Quiltmakers and highwaymen
The Highwaymen An artist's work should speak for itself, but it can be refreshing to hear artists speak for themselves as well. These two videos mostly let them do that. Although neither goes especially deep, there is more than enough material from the artists' own mouths to make up for the missing pieces. The Quilts of Gees Bend is a fine introduction to the Alabama women and their quilts that are currently the subject of two books, articles in the New York Times and Newsweek, and an exhibit organized by the Houston Museum of Fine Arts (and now at New York's Whitney Museum). The quilts are beautiful geometric abstractions whose elegance belies the modesty of the women's own accounts of making them in their isolated southern Alabama community. "I loved those pretty ones, but I couldn't make them so I didn't worry about them. I did what I could do. I made what I know how to make," says Loretta Pittway in the video. In fact, of course, the quilts are stunning. The video intersperses loving views of the quilts with the women telling their stories. There is no narration, and much of the gospel soundtrack is supplied by the women, who have been singing and quilting together for decades. Although they make it easy to appreciate the great pleasure they take in their labors, the quilts were born of hard times and necessity. "When I come home I'd do my chores. I washed. I cleaned yard. I mopped. I cooked. I kept my kids cleaned. I fixed their clothes. I ironed their clothes and then I would go to quilting and I would quilt then until about 2 or 3 o'clock in the night. I would get tired but I had to do it. I had to do it cause I had a family and I had to keep them warm because nobody would give me any quilt and I couldn't buy no blankets. And we didn't have no good material. We just pieced out what we could find out of old clothes. I made what I could make. It kept me warm." That necessity, explained here by Loretta Pettway, is highly relevant to the quilts' power. Without the benefit of unaffordable published patterns, and forced to use random bits of fabric from worn-out clothes, the woman were left to the free reign of their imagination in making these quilts.
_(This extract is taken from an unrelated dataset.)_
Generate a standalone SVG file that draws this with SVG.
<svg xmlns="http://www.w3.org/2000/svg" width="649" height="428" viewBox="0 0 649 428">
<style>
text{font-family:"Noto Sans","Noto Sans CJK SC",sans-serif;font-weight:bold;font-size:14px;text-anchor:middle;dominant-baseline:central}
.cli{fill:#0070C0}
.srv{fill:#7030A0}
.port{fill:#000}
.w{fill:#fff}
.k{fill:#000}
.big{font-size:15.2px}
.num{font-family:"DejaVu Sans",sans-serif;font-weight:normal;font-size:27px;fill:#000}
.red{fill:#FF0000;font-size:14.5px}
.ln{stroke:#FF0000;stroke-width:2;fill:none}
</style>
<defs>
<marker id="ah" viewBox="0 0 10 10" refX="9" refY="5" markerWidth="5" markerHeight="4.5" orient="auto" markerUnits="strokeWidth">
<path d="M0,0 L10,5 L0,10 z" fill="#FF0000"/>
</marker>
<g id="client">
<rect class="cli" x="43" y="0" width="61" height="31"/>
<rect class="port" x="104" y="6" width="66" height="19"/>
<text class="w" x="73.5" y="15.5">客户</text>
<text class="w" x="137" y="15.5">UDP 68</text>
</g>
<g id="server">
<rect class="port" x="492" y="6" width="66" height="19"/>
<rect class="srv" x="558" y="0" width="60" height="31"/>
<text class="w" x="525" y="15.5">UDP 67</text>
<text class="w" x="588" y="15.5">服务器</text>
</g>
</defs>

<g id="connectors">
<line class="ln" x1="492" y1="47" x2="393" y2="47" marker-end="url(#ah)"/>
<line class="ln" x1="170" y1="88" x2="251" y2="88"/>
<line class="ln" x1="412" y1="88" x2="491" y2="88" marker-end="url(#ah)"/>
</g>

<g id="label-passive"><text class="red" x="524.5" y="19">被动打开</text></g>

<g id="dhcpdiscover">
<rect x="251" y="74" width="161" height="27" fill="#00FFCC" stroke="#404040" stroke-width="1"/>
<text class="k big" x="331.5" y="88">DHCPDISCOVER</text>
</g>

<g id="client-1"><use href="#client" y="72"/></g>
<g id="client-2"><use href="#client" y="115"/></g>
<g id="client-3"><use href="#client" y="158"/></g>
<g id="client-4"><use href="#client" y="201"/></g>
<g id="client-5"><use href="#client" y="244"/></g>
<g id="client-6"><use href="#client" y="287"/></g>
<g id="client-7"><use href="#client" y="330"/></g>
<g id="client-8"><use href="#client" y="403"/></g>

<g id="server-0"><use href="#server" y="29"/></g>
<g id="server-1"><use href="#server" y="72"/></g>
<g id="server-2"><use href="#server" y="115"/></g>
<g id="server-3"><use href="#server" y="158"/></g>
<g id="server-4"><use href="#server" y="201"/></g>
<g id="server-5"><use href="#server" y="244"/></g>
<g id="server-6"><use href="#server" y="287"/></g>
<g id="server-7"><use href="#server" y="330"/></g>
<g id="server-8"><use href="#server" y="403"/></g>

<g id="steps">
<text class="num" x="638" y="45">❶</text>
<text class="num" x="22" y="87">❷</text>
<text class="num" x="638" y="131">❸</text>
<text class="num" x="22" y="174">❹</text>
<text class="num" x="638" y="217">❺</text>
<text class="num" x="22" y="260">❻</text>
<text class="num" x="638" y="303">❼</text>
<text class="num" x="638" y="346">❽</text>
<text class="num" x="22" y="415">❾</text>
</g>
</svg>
The Quilts of Gees Bend is a beautiful introduction to their art, though a little light on context. Its references to racial oppression gives no indication of the community's previous bouts of public attention, which include moments of national focus during the depression and the civil rights movement, and specifically a wave of fashionability for the area's quilts in the 1970s.
The Highwaymen video considers a less isolated, less closeknit, congregation of artists centered on Ft. Pierce, Florida, and active as a group mostly in the 1960s. The story of the Highwaymen was told in these pages before. They were young blacks for whom painting was, as they explain in this video, the alternative to field work. "Picking that fruit had a lot to do with me learning to paint," says George Buckner. Art aside, it is a great story, and the video lets the artists tell it. They produced pictures of the Florida landscape in bulk, often traveling along the highway and selling them to professional offices for $30 or so for a 24x36 picture. This video lacks the technical polish evident in The Quilts of Gees Bend, which benefited from the backing of Jane Fonda. But even if their faces occasionally are unlit, the painters give an intriguing account of how they began making pictures, and how and why they kept at it. Hezekiah Baker recalls taking a Famous Artists School course and selling his first five paintings to a motel, which seems appropriate given the usual subject matter of these pretty landscapes. Buckner remembers learning how to mix colors as a way to save money on supplies. These artists were clearly market-driven in a way that sometimes distresses many collectors of self-taught and outsider art. Many of them also received guidance, directly or indirectly, from a trained painter of landscapes, A.E. Backus. Yet, it's not clear that their motivations and approach to work, at least in the early days, were all that different from the women of Gees Bend. The Highwayman -- a name applied to these artists much later -- even worked at times in group sessions. And the involvement with art was not just mercenary. "It was not a passive kind of interest," said Robert Butler. "It was an interest that had to do with breathing and existing psychologically as a person. I could feel good when I drew." The video probes some of these questions, but not deeply. It only touches on the controversy over how seriously to take this work, which to some tastes smacks of superficial kitsch. Yet, defenders find the Highwayman paintings, which their often playful colors and imaginative rendering, not only charming but also artistically rich. This video demonstrates a great deal of the charm and enough of the richness to make for compelling viewing.